Steve Jobs Was Not a High Performer
When Steve Jobs is mentioned in business school and in posts on social media, the temperature is generally reverence for the ‘gifts’ he’s given the world. I don’t dispute that he and his firm Apple were paradigm shifters with respect to how we communicate and consume media content today.
Despite his accomplishments though, Steve Jobs was not a high performer. If you’ve read Walter Isaacson’s excellent biography of Jobs, you’ll have read of his cruelty, callousness and senseless unfairness to those closest to him. Chapter seven, for instance, describes his behavior after discovering his girlfriend Chrisann was pregnant.
High performance is defined by the High Performance Institute as “succeeding beyond standard norms, consistently over the long term, while maintaining well-being and positive relationships.” Jobs was singularly focused, to the detriment of all other things, on his vision for Apple and the change he wanted to create in the world. Success that destroys other parts of your life is not a life I aspire to live (I leave aside of this discussion the sacrifice of military, first responders and heroic acts).

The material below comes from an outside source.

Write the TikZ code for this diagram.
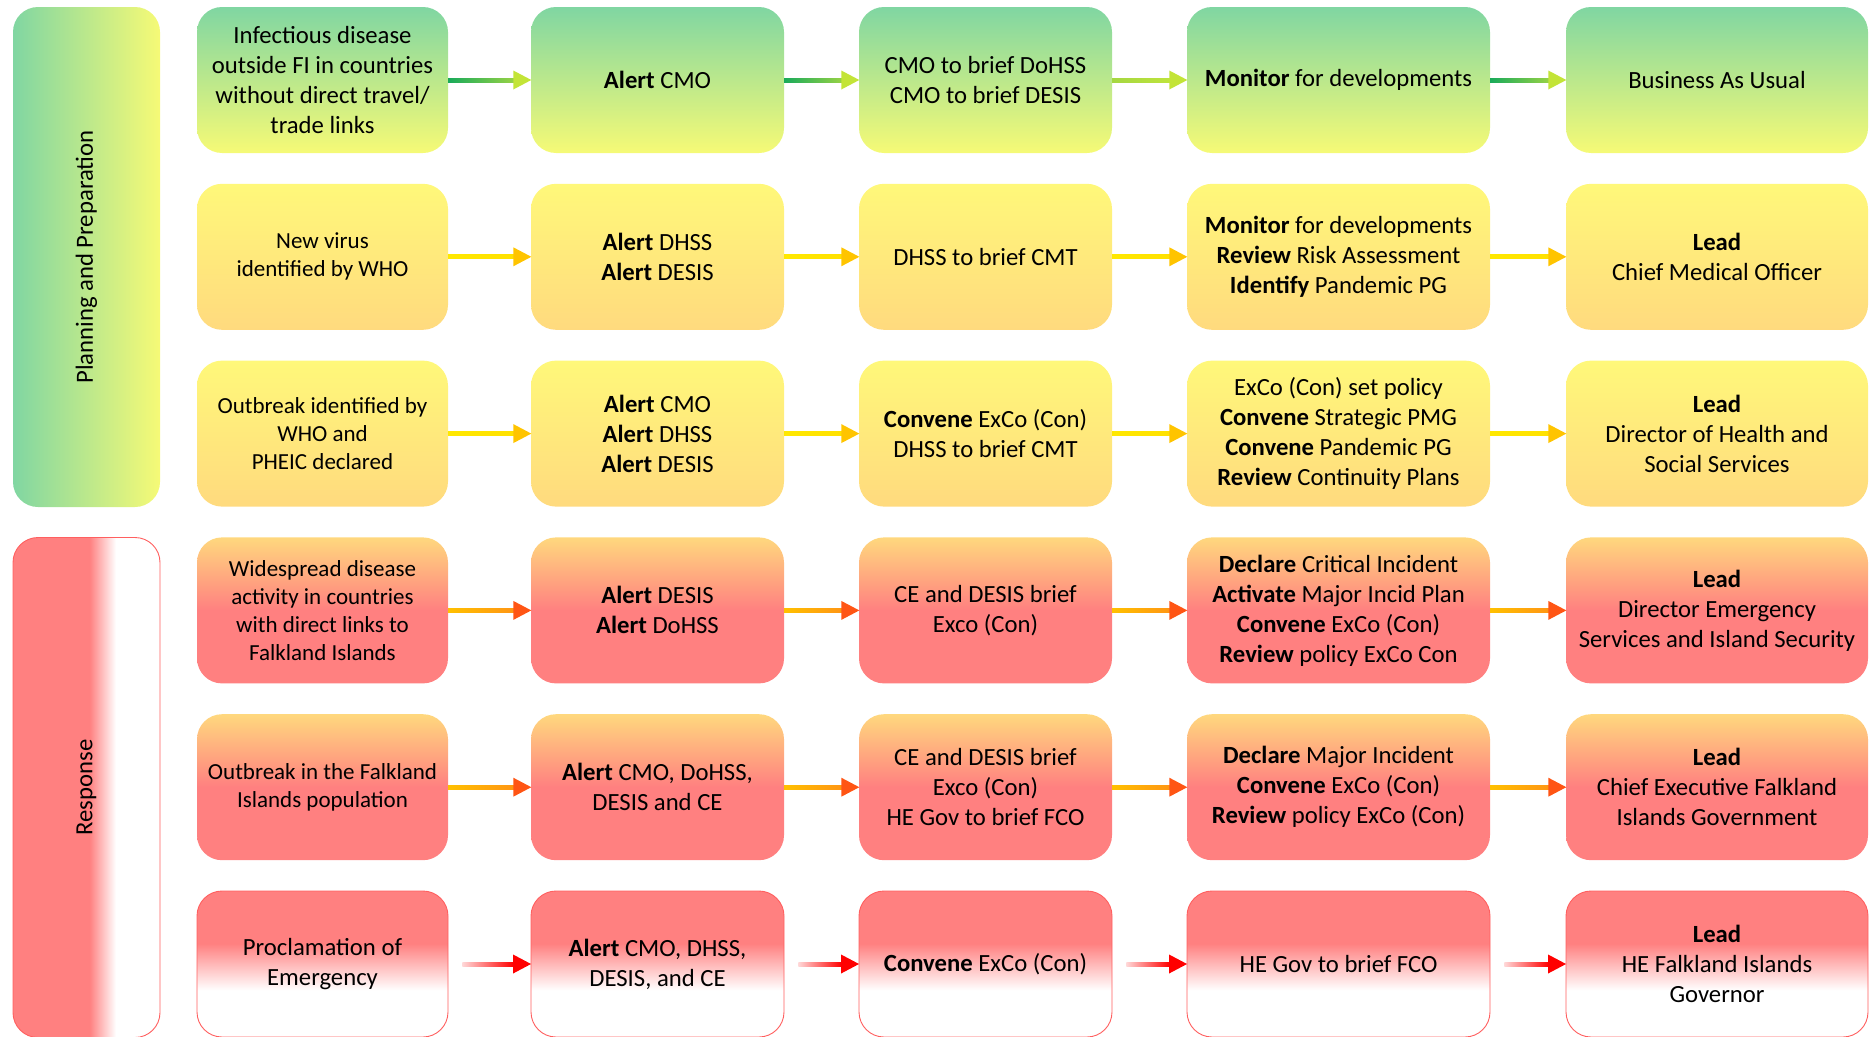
\documentclass[tikz,border=0pt]{standalone}
\usepackage{fontspec}
\setmainfont{Carlito}
\usetikzlibrary{calc}
\definecolor{grT}{RGB}{128,214,162}
\definecolor{grB}{RGB}{246,250,118}
\definecolor{ylT}{RGB}{255,248,122}
\definecolor{ylB}{RGB}{255,218,126}
\definecolor{orT}{RGB}{255,216,126}
\definecolor{pk}{RGB}{255,128,128}
\definecolor{pkline}{RGB}{255,95,95}
\definecolor{arGa}{RGB}{25,170,90}
\definecolor{arGb}{RGB}{150,210,70}
\definecolor{arGc}{RGB}{165,215,65}
\definecolor{arGd}{RGB}{190,228,60}
\definecolor{arGh}{RGB}{195,228,55}
\definecolor{arYa}{RGB}{255,232,0}
\definecolor{arYb}{RGB}{255,225,0}
\definecolor{arYh}{RGB}{255,196,0}
\definecolor{arOa}{RGB}{255,192,0}
\definecolor{arOb}{RGB}{255,150,20}
\definecolor{arOh}{RGB}{255,85,20}
\definecolor{arRa}{RGB}{255,215,215}
\definecolor{arRb}{RGB}{255,0,0}
\definecolor{arRh}{RGB}{255,0,0}
\pgfdeclareverticalshading{orpk}{100bp}{color(0bp)=(pk); color(25bp)=(pk); color(50bp)=(pk); color(75bp)=(orT); color(100bp)=(orT)}
\pgfdeclareverticalshading{pkwh}{100bp}{color(0bp)=(white); color(41bp)=(white); color(57bp)=(pk); color(100bp)=(pk)}
\pgfdeclarehorizontalshading{bandsh}{100bp}{color(0bp)=(pk); color(51bp)=(pk); color(60bp)=(white); color(100bp)=(white)}
\newcommand\fs{\fontsize{24.7}{30}\selectfont}
\newcommand\fss{\fontsize{23}{28.2}\selectfont}
\newcommand\myconn[6]{%
  \shade[left color=#3,right color=#4] ($(#1.east)+(#6,-2)$) rectangle ($(#2.west)+(-17,2)$);
  \fill[#5] ($(#2.west)+(0.5,0)$) -- ++(-18,-9.5) -- ++(0,19) -- cycle;}
\begin{document}
\begin{tikzpicture}[x=1pt,y=-1pt,
  box/.style={rectangle, rounded corners=25pt, minimum height=146pt, align=center, inner sep=0pt, font=\fs, text=black},
  colA/.style={box, minimum width=251pt},
  colB/.style={box, minimum width=253pt},
  colC/.style={box, minimum width=253pt},
  colD/.style={box, minimum width=303pt},
  colE/.style={box, minimum width=302pt},
  small/.style={font=\fss},
  rowgreen/.style={top color=grT, bottom color=grB},
  rowyellow/.style={top color=ylT, bottom color=ylB},
  roworange/.style={shade, shading=orpk},
  rowred/.style={shade, shading=pkwh, draw=pkline, line width=0.9pt},
  band/.style={rectangle, rounded corners=25pt, minimum width=147pt, minimum height=500pt, inner sep=0pt}]
\useasboundingbox (0,0) rectangle (1870,1036);
\clip (0,0) rectangle (1870,1036);
% side bands
\node[band, left color=grT, right color=grB] (b1) at (86.5,257) {};
\node[rotate=90, font=\fs] (b1t) at (b1.center) {Planning and Preparation};
\node[band, shade, shading=bandsh, draw=pkline, line width=0.9pt] (b2) at (86.5,787.5) {};
\node[rotate=90, font=\fs] (b2t) at (b2.center) {Response};
% row 1
\node[colA, rowgreen] (r1c1) at (322.5,80) {Infectious disease\\outside FI in countries\\without direct travel/\\trade links};
\node[colB, rowgreen] (r1c2) at (657.5,80) {\textbf{Alert} CMO};
\node[colC, rowgreen] (r1c3) at (985.5,80) {CMO to brief DoHSS\\CMO to brief DESIS};
\node[colD, rowgreen] (r1c4) at (1338.5,80) {\textbf{Monitor} for developments};
\node[colE, rowgreen] (r1c5) at (1717,80) {Business As Usual};
% row 2
\node[colA, small, rowyellow] (r2c1) at (322.5,256.8) {New virus\\identified by WHO};
\node[colB, rowyellow] (r2c2) at (657.5,256.8) {\textbf{Alert} DHSS\\\textbf{Alert} DESIS};
\node[colC, rowyellow] (r2c3) at (985.5,256.8) {DHSS to brief CMT};
\node[colD, rowyellow] (r2c4) at (1338.5,256.8) {\textbf{Monitor} for developments\\\textbf{Review} Risk Assessment\\\textbf{Identify} Pandemic PG};
\node[colE, rowyellow] (r2c5) at (1717,256.8) {\textbf{Lead}\\Chief Medical Officer};
% row 3
\node[colA, small, rowyellow] (r3c1) at (322.5,433.6) {Outbreak identified by\\WHO and\\PHEIC declared};
\node[colB, rowyellow] (r3c2) at (657.5,433.6) {\textbf{Alert} CMO\\\textbf{Alert} DHSS\\\textbf{Alert} DESIS};
\node[colC, rowyellow] (r3c3) at (985.5,433.6) {\textbf{Convene} ExCo (Con)\\DHSS to brief CMT};
\node[colD, rowyellow] (r3c4) at (1338.5,433.6) {ExCo (Con) set policy\\\textbf{Convene} Strategic PMG\\\textbf{Convene} Pandemic PG\\\textbf{Review} Continuity Plans};
\node[colE, rowyellow] (r3c5) at (1717,433.6) {\textbf{Lead}\\Director of Health and\\Social Services};
% row 4
\node[colA, small, roworange] (r4c1) at (322.5,610.4) {Widespread disease\\activity in countries\\with direct links to\\Falkland Islands};
\node[colB, roworange] (r4c2) at (657.5,610.4) {\textbf{Alert} DESIS\\\textbf{Alert} DoHSS};
\node[colC, roworange] (r4c3) at (985.5,610.4) {CE and DESIS brief\\Exco (Con)};
\node[colD, roworange] (r4c4) at (1338.5,610.4) {\textbf{Declare} Critical Incident\\\textbf{Activate} Major Incid Plan\\\textbf{Convene} ExCo (Con)\\\textbf{Review} policy ExCo Con};
\node[colE, roworange] (r4c5) at (1717,610.4) {\textbf{Lead}\\Director Emergency\\Services and Island Security};
% row 5
\node[colA, small, roworange] (r5c1) at (322.5,787.2) {Outbreak in the Falkland\\Islands population};
\node[colB, roworange] (r5c2) at (657.5,787.2) {\textbf{Alert} CMO, DoHSS,\\DESIS and CE};
\node[colC, roworange] (r5c3) at (985.5,787.2) {CE and DESIS brief\\Exco (Con)\\HE Gov to brief FCO};
\node[colD, roworange] (r5c4) at (1338.5,787.2) {\textbf{Declare} Major Incident\\\textbf{Convene} ExCo (Con)\\\textbf{Review} policy ExCo (Con)};
\node[colE, roworange] (r5c5) at (1717,787.2) {\textbf{Lead}\\Chief Executive Falkland\\Islands Government};
% row 6
\node[colA, rowred] (r6c1) at (322.5,964) {Proclamation of\\Emergency};
\node[colB, rowred] (r6c2) at (657.5,964) {\textbf{Alert} CMO, DHSS,\\DESIS, and CE};
\node[colC, rowred] (r6c3) at (985.5,964) {\textbf{Convene} ExCo (Con)};
\node[colD, rowred] (r6c4) at (1338.5,964) {HE Gov to brief FCO};
\node[colE, rowred] (r6c5) at (1717,964) {\textbf{Lead}\\HE Falkland Islands\\Governor};
% connectors
\myconn{r1c1}{r1c2}{arGa}{arGb}{arGh}{0}
\myconn{r1c2}{r1c3}{arGa}{arGb}{arGh}{0}
\myconn{r1c3}{r1c4}{arGc}{arGd}{arGh}{0}
\myconn{r1c4}{r1c5}{arGa}{arGb}{arGh}{0}
\foreach \a/\b in {1/2,2/3,3/4,4/5}{
  \myconn{r2c\a}{r2c\b}{arYa}{arYb}{arYh}{0}
  \myconn{r3c\a}{r3c\b}{arYa}{arYb}{arYh}{0}
  \myconn{r4c\a}{r4c\b}{arOa}{arOb}{arOh}{0}
  \myconn{r5c\a}{r5c\b}{arOa}{arOb}{arOh}{0}
  \myconn{r6c\a}{r6c\b}{arRa}{arRb}{arRh}{14}
}
\end{tikzpicture}
\end{document}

Unfortunately, Jobs was too sure of himself to consider that he could have had it all. If he was open to therapy or coaching I wonder what could have been; what more his genius could have created?
We all have our mark to make on the world. Before we think we need to sacrifice something we really care about, we need to consider if there is capacity and capability in us that we could discover and draw upon to not only fulfill our mission, but do so while strengthening our health and relationships.
Isaacson, W. (2011) Steve Jobs. New York, NY: Simon & Schuster.